There’s nothing intrinsically political about digital learning. It’s not a right-wing plot to co-opt education policy, nor a ploy to destroy the teacher unions. And it shouldn’t become a conservative clarion call or liberal punching bag. Digital learning’s potential will be squandered by both sides and for all students if we allow it to be caught between partisan ideologies.
Contrary to criticisms from the Left, digital learning isn't a Trojan Horse for union-busters. Photo by Frank Kovalchek. |
Yet that is exactly what we’re doing today. Left-leaning pundits (including the gang at the National Education Policy Center) distance themselves from digital learning—decrying it a Trojan Horse for union-busters, little more than a ruse to kill organized labor and replace teachers with droids. They further vilify online learning as a mechanism to privatize K-12 education, citing Kaplan’s staggering non-completion and loan-default rates and the shaky academic-success rate of schools under K12’s watch (glossing over great examples of well-run for-profit online programs like Connections Academy). They feed on many people’s fear of the unknown.

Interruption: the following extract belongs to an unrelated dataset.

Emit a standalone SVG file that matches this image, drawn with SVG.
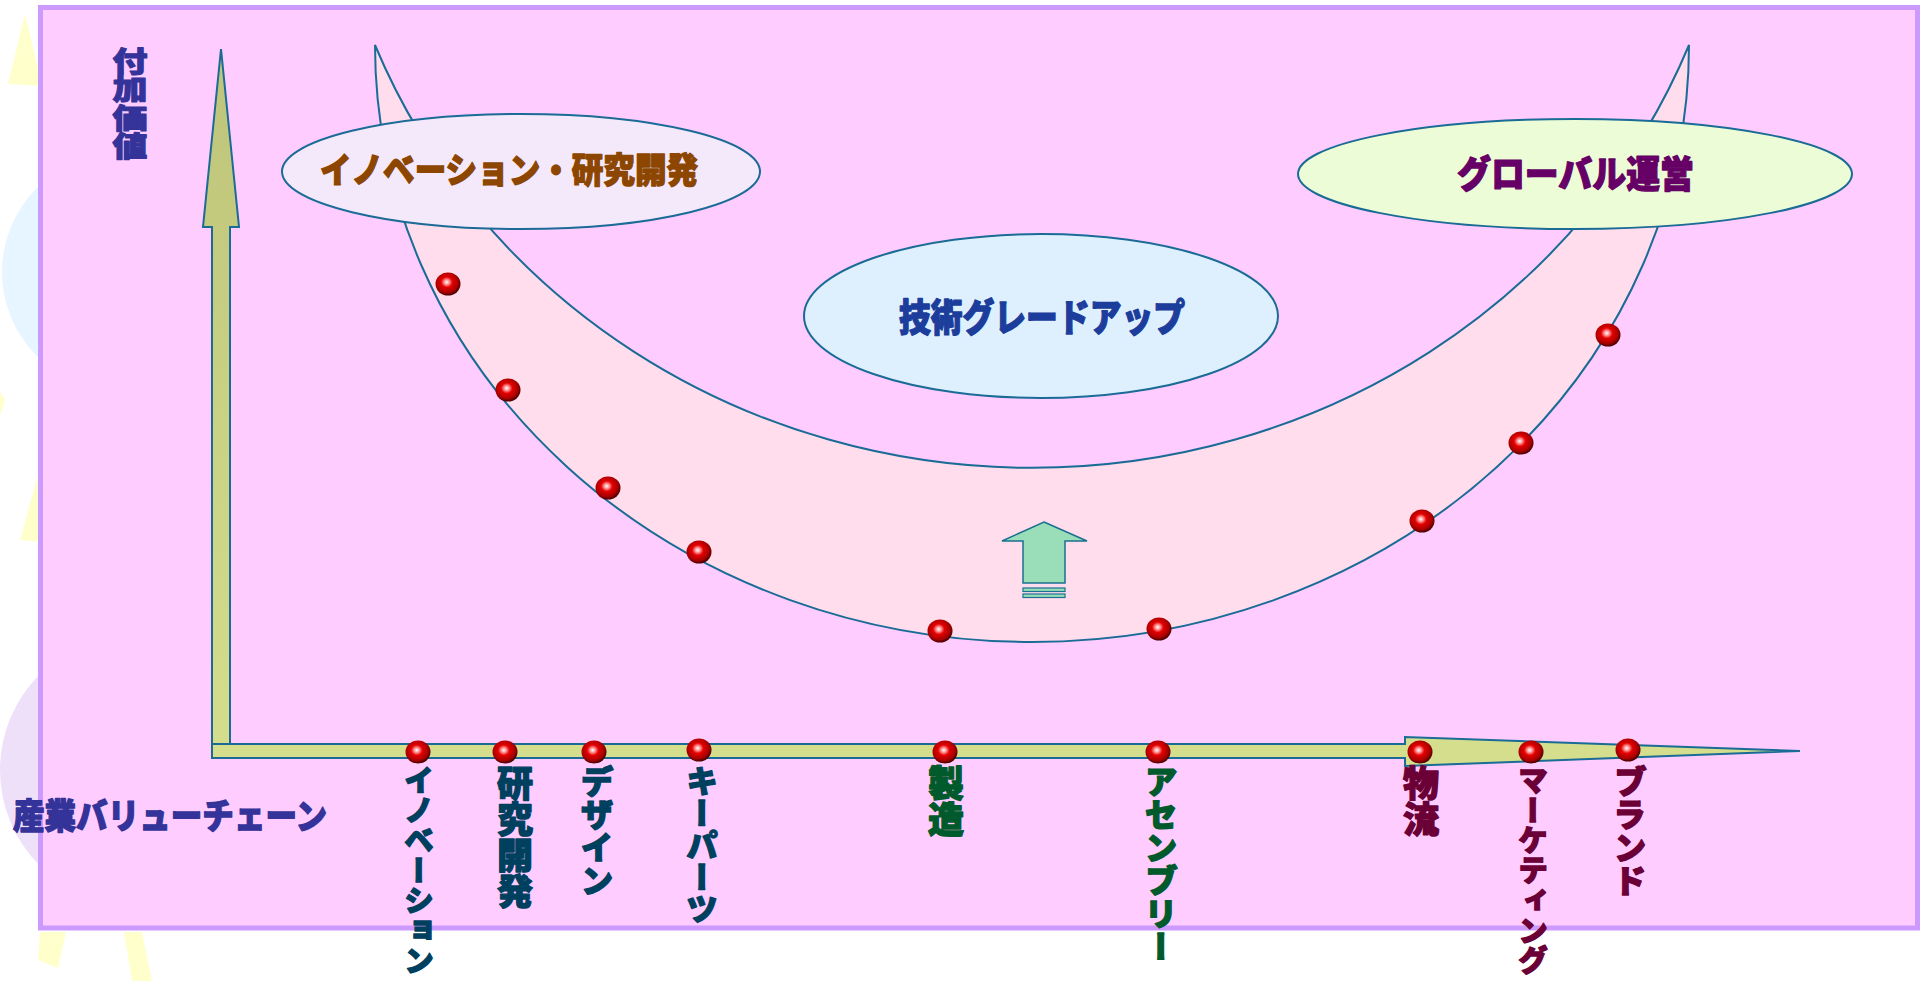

For their part, right-leaning policy types have begun to shoehorn digital education into their own agendas—narrowly and blindly heralding the importance of privatization in the online sphere. They tout the efficacy of these selfsame for-profit providers without regard to their level of proven success. They ignore the need for public-sector accountability, despite historic proof that it’s necessary—at least on some level.
And so we stand, a line draw squarely down the center aisle, and at risk of arresting—or, at least, severely retarding—a movement crucial to the revitalization of America’s K-12 education system. To move past partisan politics will mean accepting a new tack to digital-education implementation. It will mean subjectively evaluating these entrepreneurial programs—and all other facets of online ed, discarding those that are found wanting, and buttressing those that are shown to be working. It will mean acknowledging that flesh-and-blood educators figure prominently in the digital-learning future and that for-profit providers cannot be the lone drivers on this road trip. It will mean moving slowly.
Moving smartly into this unknown future requires shedding partisan notions and strong-arm tactics.
Yes, digital learning will drive tectonic shifts in education: How we hire, train, and utilize teachers will look dramatically different twenty years in the future, for example. Technology will free them from onerous administrative duties and allow master teachers to reach orders of magnitude more youngsters daily. (Bryan Hassel and Emily Ayscue Hassel eloquently explain this point in their chapter of our recently released Education Reform for the Digital Era book.) Content-delivery methods, measurements of proficiency, even the basic structures of the classroom, are all slated for renovation in the digital-learning future. (Looking outside the classroom, online education is set to spur evolution on the education-financing and -governance fronts over the next two decades, too.) Class teachers will play a prominent role in scaling these changes. But so will the private sector.
The digital future is inevitable. How we reach it, and what achievement levels we get from it, depend on foundational policies and practices we lay today. Moving smartly into this unknown future requires shedding partisan notions and strong-arm tactics. We’d all be wise to remember that.